Before their very last song, Win spoke bluntly to us, insisting, “You have no idea how good you have it here. Keep it good.” At this statement, my mind was first directed to thoughts of our local music scene and arts culture, and how we all need to stick together and fight to preserve it. Then, I thought about my “perfect plan.” I thought about how badly I wanted to escape Austin after I’d graduated, and run off to my dream job in New York City. I thought about how none of that had happened, and instead I worked a very difficult low-paying job straight out of college, and how that led to me being laid off and unemployed, causing one of the most difficult periods of my life. And then I thought about how, despite not going according to my “perfect plan,” I had somehow managed to make a wonderful and exciting life for myself in Austin, stringing together a group of dear and close friends, finally feeling at home in a city, and becoming a part of its music and writing communities. Finally, I thought about the boy standing next to me, and how we’d met so serendipitously, and how  meeting him and forming such a strong bond with him came about because the universe took over and squashed my “perfect plan.” And I thought about just how — not perfect, but exactly right it all turned out to be, and how much more alive I felt. I thought about Win dropping his mic into the crowd, an unplanned mistake that caused his giant, warm and apologetic grin to grace us. I thought about breaking my ankle and missing the 2009 ACL Festival, and how I might have met Zack at the wrong time if I hadn’t gone through that ordeal.
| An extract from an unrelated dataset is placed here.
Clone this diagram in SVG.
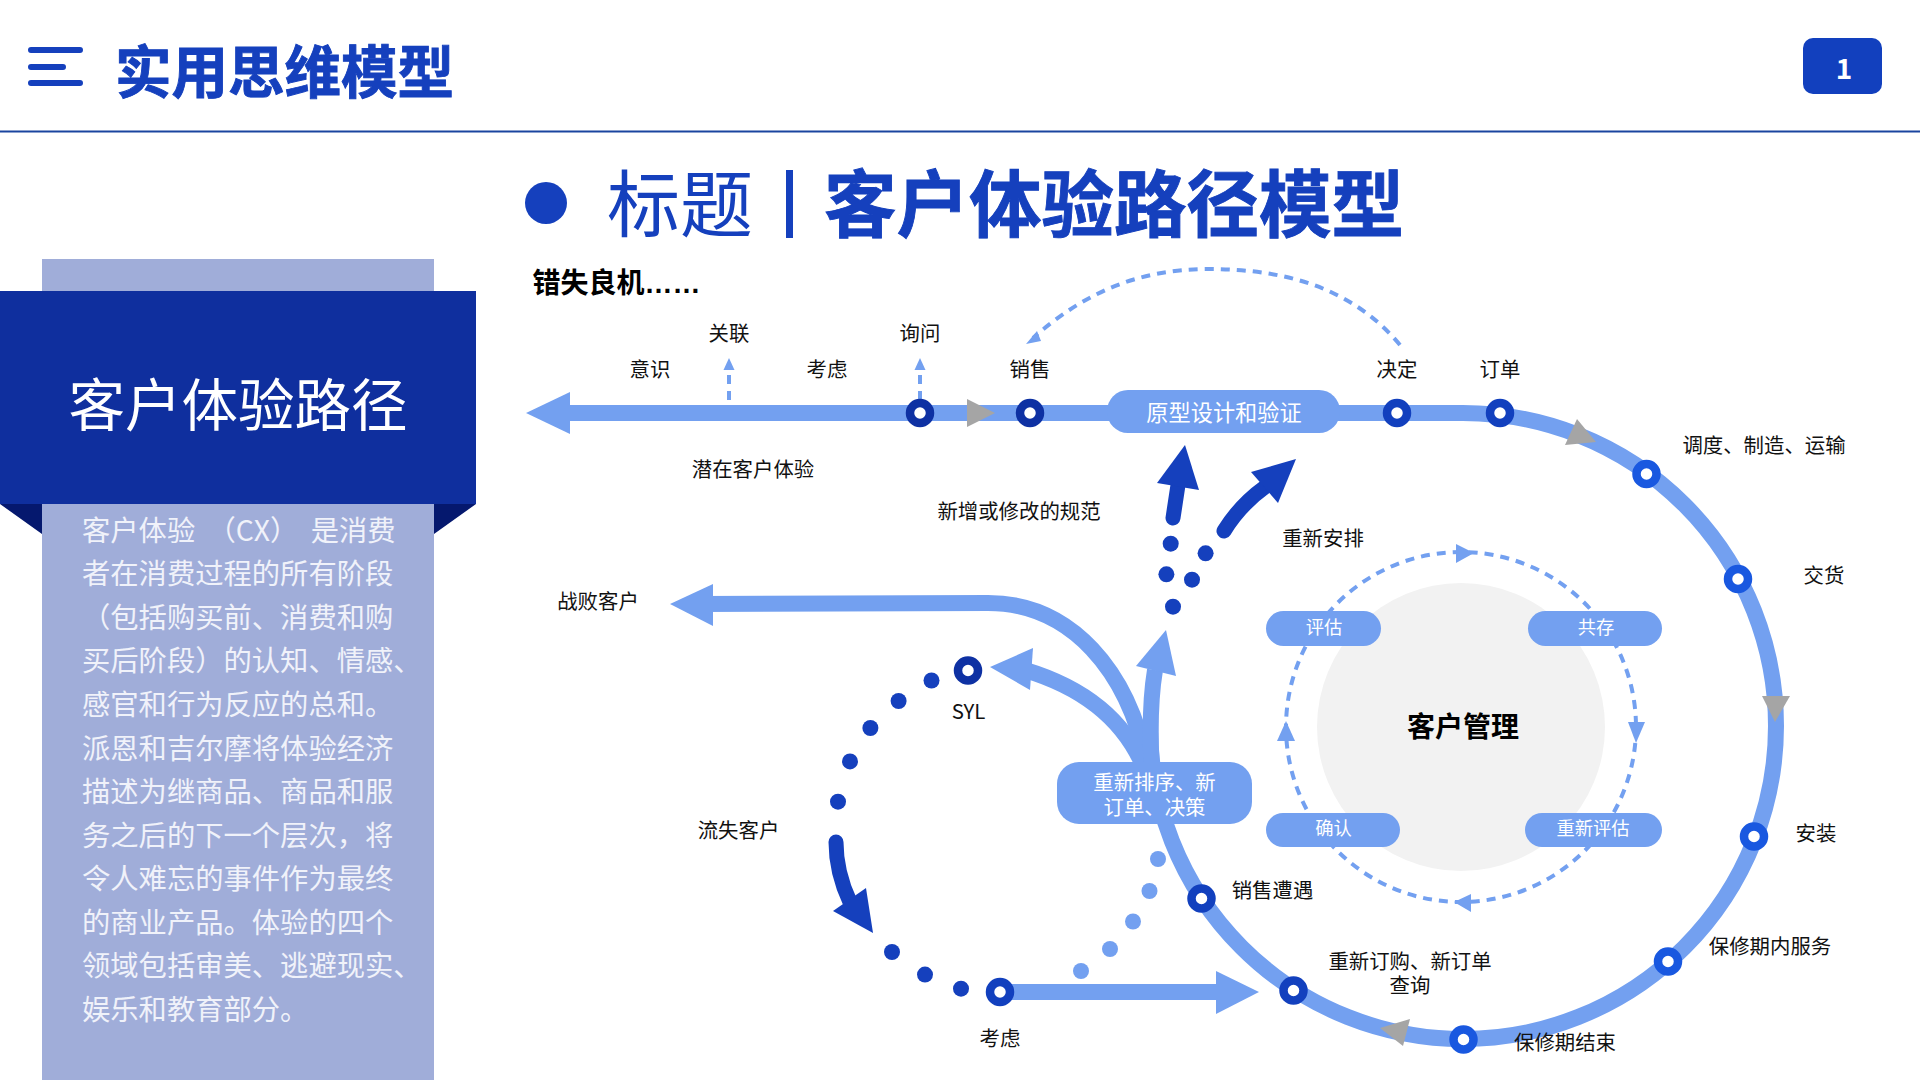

And I decided that Win was doling out some of the best big brother advice I’d ever received, and that from now on, instead of chasing perfection, I’d just try to keep it good. Because it is so, so good.

*It’s Zack’s thing (and, really, Zack’s homage to Bill Simmons’ thing) to use footnotes, but I would be remiss if I didn’t add in this personal tidbit here. I have never felt so blissfully happy participating in a hug as I did in this one with this boy at this show. It was like all the warmth on a perfect summer day stretched out on a beautiful beach near the ocean, wrapped tightly around me.

5 comments


  • [...] (read Caitlin’s review here. It’s fantastic.) [...]

    May 5, 2011
  • Having seen AF on numerous occasions, I don’t know how they do it, but they ALWAYS seem to exceed my expectations. With that said, I have to say I really enjoyed your write up on the show. It perfectly summed up what an amazing night my gf and I had at The Backyard as well! Keep up the great work.

    Joel
    ultra8201.com

    May 5, 2011
  • Thanks so much for reading, and for your kind words, Joel! So glad you enjoyed it. And hooray Austin bloggers – let’s all stick together:)

    May 5, 2011
  • Chumly

    Great review. It’s tough to describe Win Butler’s peculiar kind of charisma; but whatever it is, he’s got lots of it.

    May 5, 2011
  • Thank you so much, Chumly! Agreed – I feel like words need to be invented to capture what he’s got.